The first thing you will notice on my MacBook is the Starry Night sticker, which I have intentionally placed there to remind me of these quotes.
I grew up around paintbrushes and canvases since my mother secured a livelihood by selling her artwork. However, despite having always been an artist at heart, I haven’t really appreciated art—until I discovered Van Gogh.
I was in my 20s when I “met” him at a bookstore on the Champs-Élysées. I came back home with the book to find out that my sister—who is also an artist—was studying the work of Van Gogh at college and was obsessed with him. We watched the movie “Lust for Life” together, and she introduced me to his style, life, and artwork.
Other than relating to some areas in his life, like his struggle, addiction, intensity, bond with his sibling, and pain, I could also relate to Van Gogh’s work, but it took me a while to decode the how and why.
So here are the seven quotes that helped me turn my life around when I could, and accept it when I couldn’t:
“I dream my painting and I paint my dream.”
No life should be lived haphazardly. When we are mindful, know what we want, dream it, and act on it, dreams turn to goals, then turn to reality. We can paint it one brushstroke at a time. A bucket of water can be filled drop after drop. This is how I achieve my goals today, one day at a time.
“Normality is a paved road: it’s comfortable to walk, but no flowers grow on it.”
Van Gogh had a tough life, no doubt, but so do we—all different yet all the same. If there is one thing I’ve learned, it would be this: nothing easy is worth having. Comfort is nice, but nothing grows in a comfort zone. If I had stayed in my comfort zone, writing in my diary for myself, not daring to have a voice and share my stories, you wouldn’t be reading this, and I wouldn’t have been of any benefit.
“If I am worth anything later, I am worth something now. For wheat is wheat, even if people think it is a grass in the beginning.”
Unfortunately, Van Gogh’s genius was not acknowledged during his lifetime—only after his death. It doesn’t make it any less, though. Consequently, I keep reminding myself to do good with whatever I have and give my best even when I am not validated. Trust me, I know how hard it can be. Self-motivation is the hardest thing we, humans, have time after time.
“So often, a visit to a bookshop has cheered me and reminded me that there are good things in the world.”
If you ask anyone who knows me, even a distant acquaintance, to tell you what’s the one thing that reminds them of me, most would answer “books.” Van Gogh had a way with words too. His collection of heartfelt letters, mostly to his brother Theo, could be easily considered a masterpiece of its own. And let me tell you from experience, only avid readers can write like this.
“Your profession is not what brings home your weekly paycheck, your profession is what you’re put here on earth to do, with such passion and such intensity that it becomes spiritual in calling.”
Like Van Gogh, most of us did not grow financially rich—some of us have been even struggling for most of our lives, stuck in jobs that suck the life out of us.
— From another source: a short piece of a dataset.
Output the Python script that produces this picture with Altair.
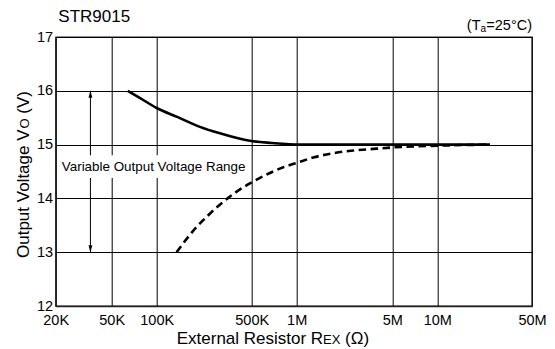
import altair as alt
import pandas as pd

FONT = "Liberation Sans"

# ---- axes -------------------------------------------------------------
x_ticks = [20e3, 50e3, 100e3, 500e3, 1e6, 5e6, 10e6, 50e6]
x_tick_labels = ["20K", "50K", "100K", "500K", "1M", "5M", "10M", "50M"]
# the original grid is hand drawn: decades are not perfectly even
x_tick_pixels = [0, 56, 101, 196, 241, 336.6, 381.6, 476.3]
y_ticks = [12, 13, 14, 15, 16, 17]

# ---- curves ------------------------------------------------------------
upper_r = [64e3, 77e3, 100e3, 143e3, 208e3, 292e3, 485e3, 681e3, 1.06e6, 3e6, 10e6, 24.5e6]
upper_v = [16.0, 15.87, 15.68, 15.51, 15.33, 15.21, 15.07, 15.03, 15.0, 15.0, 15.0, 15.0]

lower_r = [140e3, 186e3, 247e3, 336e3, 485e3, 568e3, 814e3, 1e6, 1.32e6, 1.85e6,
           2.59e6, 3.63e6, 5.2e6, 10e6, 24.5e6]
lower_v = [13.0, 13.40, 13.72, 14.01, 14.28, 14.38, 14.58, 14.66, 14.76, 14.84,
           14.89, 14.92, 14.95, 14.98, 15.0]

# ---- annotation -------------------------------------------------------
arrow_r = [35.3e3]
arrow_hi = [16.0]
arrow_lo = [13.0]
label_text = ["Variable Output Voltage Range"]
label_r = [22.1e3]
label_v = [14.58]
box_r = [21.1e3, 477e3]
box_v = [14.38, 14.8]

upper = pd.DataFrame({"r": upper_r, "v": upper_v})
lower = pd.DataFrame({"r": lower_r, "v": lower_v})

label_expr = " : ".join(
    f"round(datum.value) == {int(v)} ? '{t}'" for v, t in zip(x_ticks, x_tick_labels)
) + " : ''"

xscale = alt.Scale(type="log", domain=x_ticks, range=x_tick_pixels, nice=False)
yscale = alt.Scale(domain=[12, 17], nice=False, zero=False)

X = alt.X("r:Q", scale=xscale,
          axis=alt.Axis(values=x_ticks, labelExpr=label_expr, grid=True, ticks=False,
                        gridColor="#000", gridWidth=1, gridOpacity=1,
                        domainColor="#222", domainWidth=1.5,
                        labelFont=FONT, labelFontSize=14.5, labelColor="#000",
                        labelPadding=7, labelFlush=False, labelOverlap=False, title=None))
Y = alt.Y("v:Q", scale=yscale,
          axis=alt.Axis(values=y_ticks, grid=True, ticks=False,
                        gridColor="#000", gridWidth=1, gridOpacity=1,
                        domainColor="#222", domainWidth=1.5,
                        labelFont=FONT, labelFontSize=14.5, labelColor="#000",
                        labelPadding=3, labelFlush=False, title=None))

upper_line = alt.Chart(upper).mark_line(color="#000", strokeWidth=2.6,
                                        interpolate="monotone").encode(x=X, y=Y)
lower_line = alt.Chart(lower).mark_line(color="#000", strokeWidth=2.6, strokeDash=[7.5, 4.5],
                                        interpolate="monotone").encode(x="r:Q", y="v:Q")

arrow_df = pd.DataFrame({"r": arrow_r, "hi": arrow_hi, "lo": arrow_lo})
arrow_rule = alt.Chart(arrow_df).mark_rule(color="#000", strokeWidth=1).encode(
    x="r:Q", y="hi:Q", y2="lo:Q")
head_up = alt.Chart(arrow_df).mark_point(
    shape="M0,0L-0.55,2L0.55,2Z", filled=True, color="#000", size=49, opacity=1
).encode(x="r:Q", y="hi:Q")
head_down = alt.Chart(arrow_df).mark_point(
    shape="M0,0L-0.55,-2L0.55,-2Z", filled=True, color="#000", size=49, opacity=1
).encode(x="r:Q", y="lo:Q")

box_df = pd.DataFrame({"r1": [box_r[0]], "r2": [box_r[1]], "v1": [box_v[0]], "v2": [box_v[1]]})
box = alt.Chart(box_df).mark_rect(fill="white").encode(
    x="r1:Q", x2="r2:Q", y="v1:Q", y2="v2:Q")

label_df = pd.DataFrame({"r": label_r, "v": label_v, "t": label_text})
label = alt.Chart(label_df).mark_text(
    font=FONT, fontSize=13.4, align="left", baseline="middle", color="#000"
).encode(x="r:Q", y="v:Q", text="t:N")


def txt(text, r, v, size, align="left", dx=0, dy=0, angle=0):
    df = pd.DataFrame({"r": [r], "v": [v], "t": [text]})
    kw = dict(font=FONT, fontSize=size, align=align, baseline="alphabetic",
              color="#000", dx=dx, dy=dy)
    if angle:
        kw["angle"] = angle
    return alt.Chart(df).mark_text(**kw).encode(x="r:Q", y="v:Q", text="t:N")


x_left, x_right = x_ticks[0], x_ticks[-1]
y_bottom, y_top = y_ticks[0], y_ticks[-1]

texts = [
    txt("STR9015", x_left, y_top, 17, dx=2.6, dy=-15.3),
    txt("(T", x_right, y_top, 14.5, align="right", dx=-51.5, dy=-7),
    txt("a", x_right, y_top, 10, align="right", dx=-46, dy=-5),
    txt("=25°C)", x_right, y_top, 14.5, align="right", dx=0, dy=-7),
    # x axis title
    txt("External Resistor R", x_left, y_bottom, 17, dx=121, dy=38),
    txt("EX", x_left, y_bottom, 13, dx=267.4, dy=38),
    txt("(Ω)", x_left, y_bottom, 17, dx=289.4, dy=38),
    # y axis title (rotated)
    txt("Output Voltage V", x_left, y_bottom, 17, dx=48, dy=-26.7, angle=270),
    txt("O", x_left, y_bottom, 13, dx=177.5, dy=-26.7, angle=270),
    txt("(V)", x_left, y_bottom, 17, dx=192.3, dy=-26.7, angle=270),
]

chart = alt.layer(
    upper_line, lower_line, arrow_rule, head_up, head_down, box, label, *texts
).properties(
    width=476.3, height=269,
    autosize=alt.AutoSizeParams(type="none"),
    padding={"left": 47.7, "top": 29, "right": 15, "bottom": 42},
    background="white",
).configure_view(stroke="#222", strokeWidth=1.3)

chart.save("out.html", embed_options={"renderer": "svg", "actions": False})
However, when we find our true passion (whatever that is), start living our truth, put our heart, mind, and soul into it, only then would we find our calling—our purpose. It is not an easy venture either—believe it or not, Van Gogh tried finding it in priesthood at first. I wanted to become a nun at one point in my life (don’t ask).
“Whoever loves much, performs much, and can accomplish much, and what is done in love is done well.”
Check my bio on Elephant Journal—you’ll know what I am talking about. When I talk about love and passion, people instantly assume romance—which is beautiful, but it’s only a part of that universal force. Try cooking with love and you will see what Van Gogh was talking about. Anything we do with love can never fail, even when the end result or the benefits are not tangible and instant.
“What am I in the eyes of most people—a nonentity, an eccentric, or an unpleasant person—somebody who has no position in society and will never have; in short, the lowest of the low. All right, then—even if that were absolutely true, then I should one day like to show by my work what such an eccentric, such a nobody, has in his heart. That is my ambition, based less on resentment than on love in spite of everything, based more on a feeling of serenity than on passion. Though I am often in the depths of misery, there is still calmness, pure harmony, and music inside me. I see paintings or drawings in the poorest cottages, in the dirtiest corners. And my mind is driven toward these things with an irresistible momentum.”
Self-worth…who doesn’t struggle with that? In the movie, “Loving Vincent,” one of the characters referred to Van Gogh as the “crazy red,” while another as “mad,” and a third as “interesting man.” Perceptions might be true, at times, but are mostly just that. Today, years after his death, his talent is recognized and his artwork is worth millions and billions, although it was his heart that was priceless all along—the unappreciated and underrated human heart.
I spent hours watching videos on pointillism, thinking how our lives are built on this concept. The small things we do and those that happen day in and day out look blurry and like silly, little dots that do not make sense until we see the big picture and finally understand how connected these mishaps, joyful moments, and even plain routines, are.
They all blend and turn out to be necessary if we want to have a breathtaking masterpiece we can call “full life.”